How should the reader feel after engaging with the copy?
Should the copy feel like a relaxed conversation between friends, or like an invaluable lesson from a world-class expert? While the intended emotional reaction of the reader can be hard to quantify, it can also provide copy with an added resonance that keeps readers coming back for more.
When establishing a brand ToV, consistency is the key to success. But that consistency can be hard to maintain when there are numerous contributors to your brand’s voice. With internal team members, agency writers and outsourced freelancers all potentially adding to their content marketing output, brands need to take active steps to ensure that all copy feels as though it comes from the same source.
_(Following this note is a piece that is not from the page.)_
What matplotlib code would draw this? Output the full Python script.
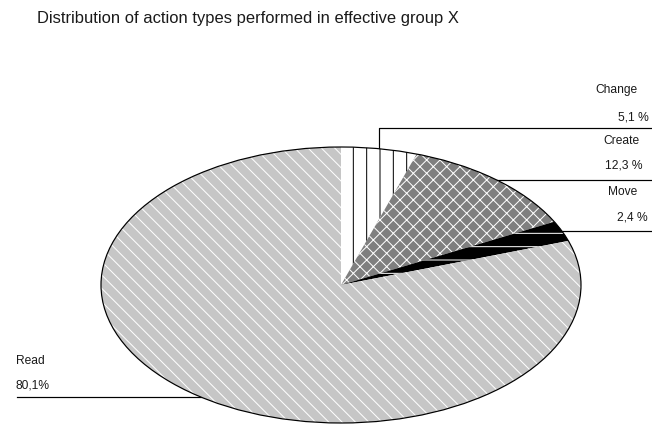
import numpy as np
import matplotlib.pyplot as plt
from matplotlib.patches import Ellipse

DPI = 80  # lower dpi so the hatch spacing comes out like the original
W, H = 652, 424


def pt(px):
    # pixel size -> points at this dpi
    return px * 72 / DPI


plt.rcParams['font.family'] = ['Liberation Sans', 'DejaVu Sans']
plt.rcParams['hatch.linewidth'] = pt(1.0)

# data
labels = ['Change', 'Create', 'Move', 'Read']
shares = [5.1, 12.3, 2.4, 80.1]
share_text = ['5,1 %', '12,3 %', '2,4 %', '80,1%']

# styles
faces = ['white', '#7f7f7f', 'black', '#c6c6c6']
hatch_colors = ['black', 'white', 'white', 'white']
hatches = ['|', 'xx', '-', '\\\\']

CX, CY, RX, RY = 341, 285, 240, 138

# label layout (pixels, left x / centre y of name and value)
label_pos = [(595, 90, 618, 117),
             (603, 141, 605, 166),
             (608, 192, 617, 217),
             (16, 361, 16, 385)]
CHANGE_LINE_Y = 128

fig = plt.figure(figsize=(W / DPI, H / DPI), dpi=DPI)
bg = fig.add_axes([0, 0, 1, 1])
bg.set_xlim(0, W)
bg.set_ylim(H, 0)
bg.axis('off')

ax = fig.add_axes([(CX - RX) / W, (H - CY - RY) / H, 2 * RX / W, 2 * RY / H])
wedges, _ = ax.pie(shares, startangle=90, counterclock=False, colors=faces,
                   wedgeprops=dict(linewidth=0))
for w, h, hc in zip(wedges, hatches, hatch_colors):
    w.set_hatch(h)
    w.set_edgecolor(hc)
    w.set_linewidth(0)
ax.add_patch(Ellipse((0, 0), 2, 2, fill=False, edgecolor='black', lw=pt(1.2),
                     clip_on=False))
ax.set_aspect('auto')
ax.set_xlim(-1, 1)
ax.set_ylim(-1, 1)
ax.axis('off')

bg.text(37, 18, 'Distribution of action types performed in effective group X',
        fontsize=pt(16.5), va='center', ha='left', color='#1a1a1a')

for i, w in enumerate(wedges):
    mid = np.deg2rad((w.theta1 + w.theta2) / 2)
    xd, yd = ax.transData.transform((np.cos(mid), np.sin(mid)))
    px, py = xd, H - yd
    nx, ny, vx, vy = label_pos[i]
    if labels[i] == 'Change':
        bg.plot([px, px, W], [py, CHANGE_LINE_Y, CHANGE_LINE_Y], color='black', lw=pt(1.2))
    elif px > CX:
        bg.plot([px, W], [py, py], color='black', lw=pt(1.2))
    else:
        bg.plot([px, 17], [py, py], color='black', lw=pt(1.2))
    bg.text(nx, ny, labels[i], fontsize=pt(12), va='center', ha='left', color='#1a1a1a')
    bg.text(vx, vy, share_text[i], fontsize=pt(12), va='center', ha='left', color='#1a1a1a')

fig.savefig('out.png', dpi=DPI)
First of all, it is important to create a comprehensive set of brand ToV guidelines for new outsourced talent. This should include a description of your brand ToV, an explanation of your target audience, and some vocabulary dos and don’ts.
Secondly, all content should be regularly reviewed by business leaders to ensure that the messaging feels authentic and consistent with the brand.
Entrusting your brand ToV with external agencies or copywriters requires a leap of faith on the part of business owners. Nonetheless, with clearly established brand guidelines and proper oversight, brands can enjoy a unique voice that strengthens their relationship with their consumer base.